The public broadcaster has been rocked by a series of events this past week that have seen the SABC accused of taking its cues from ‘his master’s voice’, the ANC, and of giving in to political interference by Roy Padayachie, the minister of communications. Media Monitoring Africa (MMA) unpacks the events as they unfolded, and asks what has changed since 2007, when GCEO Dali Mpofu left under a cloud.
The latest events at the SABC see it making the news for all the wrong reasons. The ANC and the Minister of Communications have been accused of politically interfering in the process of appointing the new GCEO. This claim comes in the wake of the resignation of SABC board member Peter Harris and the dismissal of the CFO Robin Nicholson, who had been acting in the position of GCEO since the sacking of Solly Mokoetle last year.
Media Monitoring Africa (MMA) is deeply concerned by the ongoing governance crises at the SABC. The crises seemed to climax in 2007.
However, despite various attempts to bring stability we seem to be little further than where we were some three years ago, in terms of fundamentally addressing corporate governance issues. MMA believes that the appointment of the GCEO should be made by the SABC board alone.
MMA is especially concerned with the manner in which the board, the Minister and the Chairperson of the Parliamentary Portfolio committee have reportedly handled this latest crisis at the SABC.
It defies belief that four years after the leadership crisis involving the then GCEO Dali Mpofu, the Minister and the Board that we have a the public broadcaster, (that is mandated to serve the public’s interest) which has no full time, formally appointed GCEO, CFO or COO. This is a clear sign of a governance crisis at the SABC, and the Board, the Minister and the Chairperson of the Parliamentary Portfolio committee must all shoulder some responsibility for this latest turn of events.
Furthermore, MMA is deeply concerned by the lack of communication on these issues, with ordinary members of the public having little option but to rely on print media for information about what has been happening at the SABC.
The chain of events:
– In august 2008 SOS, supported by key coalition members presented to Parliaments PortfolioCommittee on Communications the urgent need to amend the Broadcasting Act so as to resolvethe then dispute over power of appointments and ensure adherence to principles of good corporate governance in appointments.
– On Friday June 24, 2011, the SABC board chaired by Ngubane resolved that Nicholson’s contract should be extended by six months.
– Nicholson said that he then met with the board and the Minister on two separate meetings where they agreed and concluded the terms of his contract.
– On June 28, 2011 the Minister convened the meeting during in which he amended the articles of association, (this was apparently an Annual General Meeting).
– On June 30, 2011 Nicholson is dismissed, on the same day he serves the SABC with a letter from his lawyers advising of their intent to take the matter further.
– The following day, Friday, July 1, 2011 a board member, Peter Harris, resigns.
– Over the weekend the ANC is quoted in nationla media saying that it was not happy with the SABC Board’s preferred candidate for the GCEO position, as his political background is not clear.
It is also concerning that the ANC is reported as coming out saying that technically the CV of the preferred candidate by the board looks impressive but the ANC is not sure of his political background.
“We [ANC] do not want to take chances with the position of the GCEO. We do not know about his activism”. (Sunday Independent, July 3, 2011, p 1)
This statement, if accurate, has grave implications not only for the independence of the SABC but also the independence of the whole broadcasting sector.

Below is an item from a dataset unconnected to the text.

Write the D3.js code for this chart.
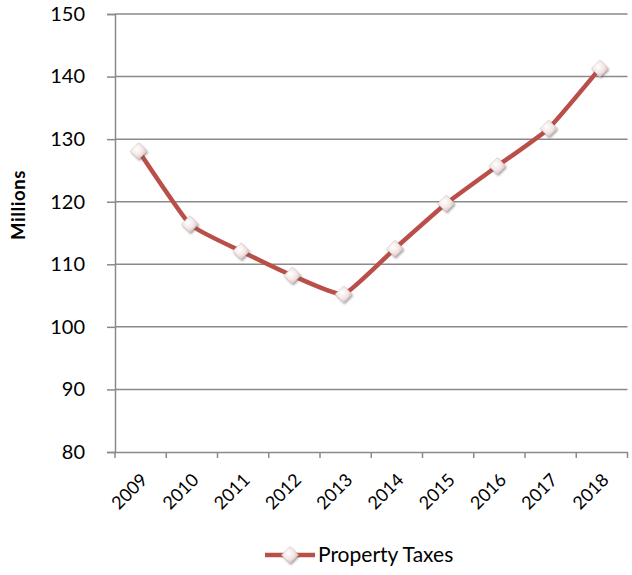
<!DOCTYPE html>
<html><head><meta charset="utf-8">
<script src="https://cdn.jsdelivr.net/npm/d3@7"></script>
<style>body{margin:0;background:#fff;}svg{display:block;font-family:Lato,"Open Sans",sans-serif;}</style>
</head><body><svg id="c" width="632" height="575"></svg>
<script>
const years = ["2009","2010","2011","2012","2013","2014","2015","2016","2017","2018"];
const propertyTaxes = [128.1, 116.4, 112.1, 108.2, 105.2, 112.5, 119.7, 125.7, 131.7, 141.3];
const yTicks = [80, 90, 100, 110, 120, 130, 140, 150];
const seriesName = "Property Taxes";
const yTitle = "Millions";

(function(){
const svg = d3.select("#c");
const pLeft = 115, pRight = 627.5, pTop = 14, pBottom = 452;
const x = d3.scaleBand().domain(years).range([pLeft, pRight]);
const y = d3.scaleLinear().domain([80, 150]).range([pBottom, pTop]);
const gray = "#8a8a8a";
const red = "#BA4F4A";

const defs = svg.append("defs");
const g1 = defs.append("radialGradient").attr("id","mk").attr("cx","40%").attr("cy","40%").attr("r","70%");
g1.append("stop").attr("offset","0%").attr("stop-color","#ffffff");
g1.append("stop").attr("offset","50%").attr("stop-color","#f4e6e6");
g1.append("stop").attr("offset","100%").attr("stop-color","#cfadad");
const f = defs.append("filter").attr("id","sh").attr("x","-50%").attr("y","-50%").attr("width","200%").attr("height","200%");
f.append("feGaussianBlur").attr("stdDeviation",1.2);

// gridlines
svg.append("g").selectAll("line").data(yTicks.slice(1)).join("line")
  .attr("x1", pLeft).attr("x2", pRight)
  .attr("y1", d => y(d)).attr("y2", d => y(d))
  .attr("stroke", gray).attr("stroke-width", 1.5);

// y axis
const ya = svg.append("g").attr("transform", `translate(${pLeft},0)`)
  .call(d3.axisLeft(y).tickValues(yTicks).tickSize(8).tickPadding(22));
ya.select(".domain").attr("stroke", gray).attr("stroke-width", 1.5);
ya.selectAll(".tick line").attr("stroke", gray).attr("stroke-width", 1.5);
ya.selectAll("text").attr("font-size", 20).attr("fill", "#000").attr("font-family","Lato");

// x axis
const xa = svg.append("g").attr("transform", `translate(0,${pBottom})`)
  .call(d3.axisBottom(x).tickSize(0).tickFormat(""));
xa.select(".domain").attr("stroke", gray).attr("stroke-width", 1.5);
const bounds = [...years.map(d => x(d)), pRight];
svg.append("g").selectAll("line").data(bounds).join("line")
  .attr("x1", d => d).attr("x2", d => d).attr("y1", pBottom).attr("y2", pBottom + 6)
  .attr("stroke", gray).attr("stroke-width", 1.5);
svg.append("g").selectAll("text").data(years).join("text")
  .attr("transform", d => `translate(${x(d) + x.bandwidth()/2 + 8},${pBottom + 29}) rotate(-45)`)
  .attr("text-anchor", "end").attr("font-size", 18).attr("fill", "#000").text(d => d);

// y title
svg.append("text").attr("transform", "translate(25,205) rotate(-90)")
  .attr("text-anchor", "middle").attr("font-size", 18.5).attr("font-weight", "bold")
  .attr("letter-spacing", 0.6).text(yTitle);

// line
const px = (d, i) => x(years[i]) + x.bandwidth()/2 - 2;
const line = d3.line().x((d,i) => px(d,i)).y(d => y(d)).curve(d3.curveCardinal.tension(0.6));
svg.append("path").datum(propertyTaxes).attr("d", line)
  .attr("fill", "none").attr("stroke", red).attr("stroke-width", 4.5).attr("stroke-linejoin","round");

function marker(sel, cx, cy) {
  const s = 8.5;
  const pts = `${0},${-s} ${s},0 0,${s} ${-s},0`;
  const g = sel.append("g").attr("transform", `translate(${cx},${cy})`);
  g.append("polygon").attr("points", pts).attr("transform","translate(1,1.5)").attr("fill","#5e5e5e").attr("opacity",0.6).attr("filter","url(#sh)");
  g.append("polygon").attr("points", pts).attr("fill","url(#mk)").attr("stroke","#dcc6c6").attr("stroke-width",0.6);
}
const mk = svg.append("g");
propertyTaxes.forEach((v,i) => marker(mk, px(v,i), y(v)));

// legend
const lg = svg.append("g");
lg.append("line").attr("x1", 265).attr("x2", 315).attr("y1", 555).attr("y2", 555)
  .attr("stroke", red).attr("stroke-width", 4.5);
marker(lg, 290, 555);
lg.append("text").attr("x", 318).attr("y", 562).attr("font-size", 21).attr("fill","#000").text(seriesName);
})();
</script></body></html>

We cannot have a public broadcaster that is held to ransom by a political party. The ANC has since denied any role in the GECO appointment saga. The public is left uncertain, did the media get it wrong?
Speaking on media freedom limitations generally, William Bird, director of MMA has said “that Many African countries do not have media freedom and if South Africa takes action to restrict its media, many Southern African countries are most likely to follow”.

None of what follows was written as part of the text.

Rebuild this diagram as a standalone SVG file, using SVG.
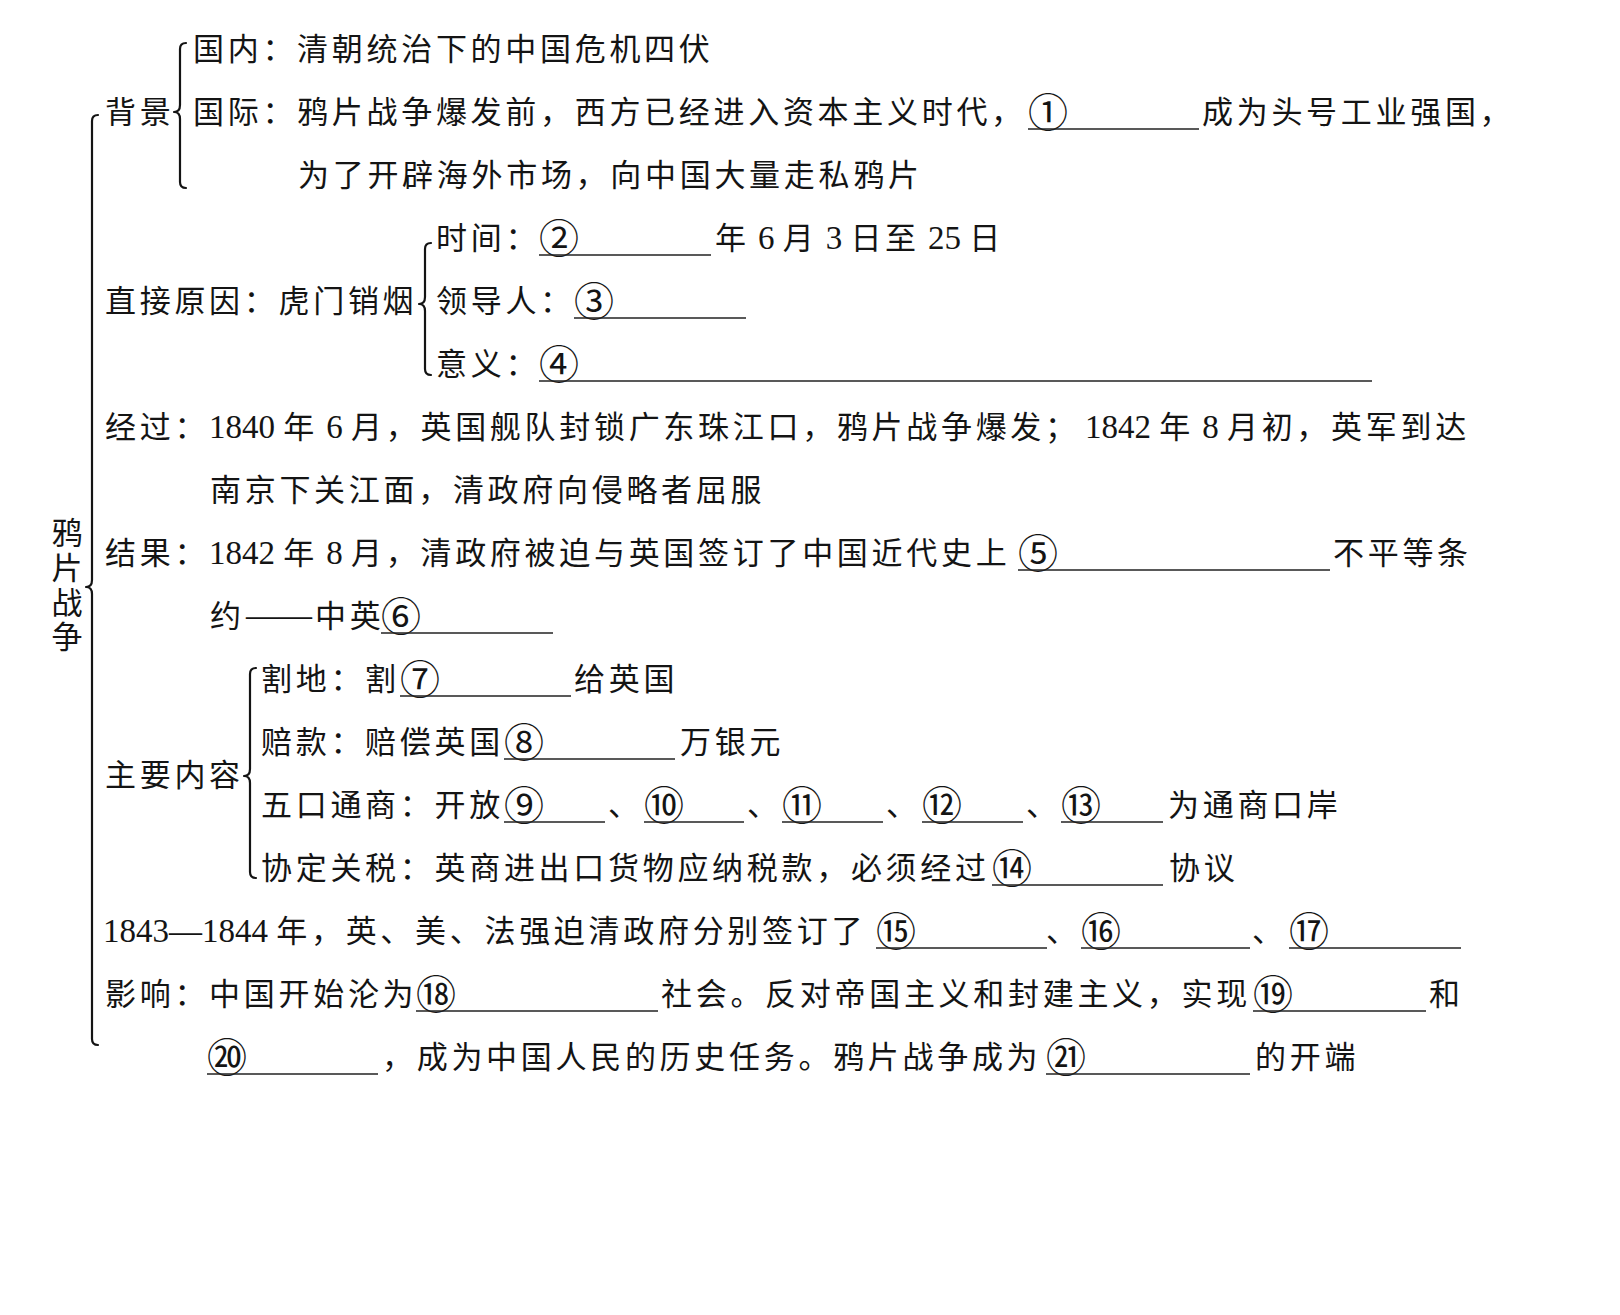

MMA supports SOS Support Broadcasting Coalition’s call on the SABC Board, the Minister and the Chairperson of the Parliamentary Portfolio Committee on Communications to ensure that:
1) The following documents are made available to the public, namely:
– Minutes of Board Meetings (save for confidential commercial information)
– The Memorandum of Association of the SABC; and
– The Articles of Association of the SABC;
2) That no confidentiality agreements are in place regarding Board matters other than in respect of SABC’s proprietary confidential commercial information. In particular we call on these bodies to release Mr Harris’ reasons for resigning into the public domain; and
3) That a permanent appointment of the CEO of the SABC happens as quickly as possible and in accordance with due process.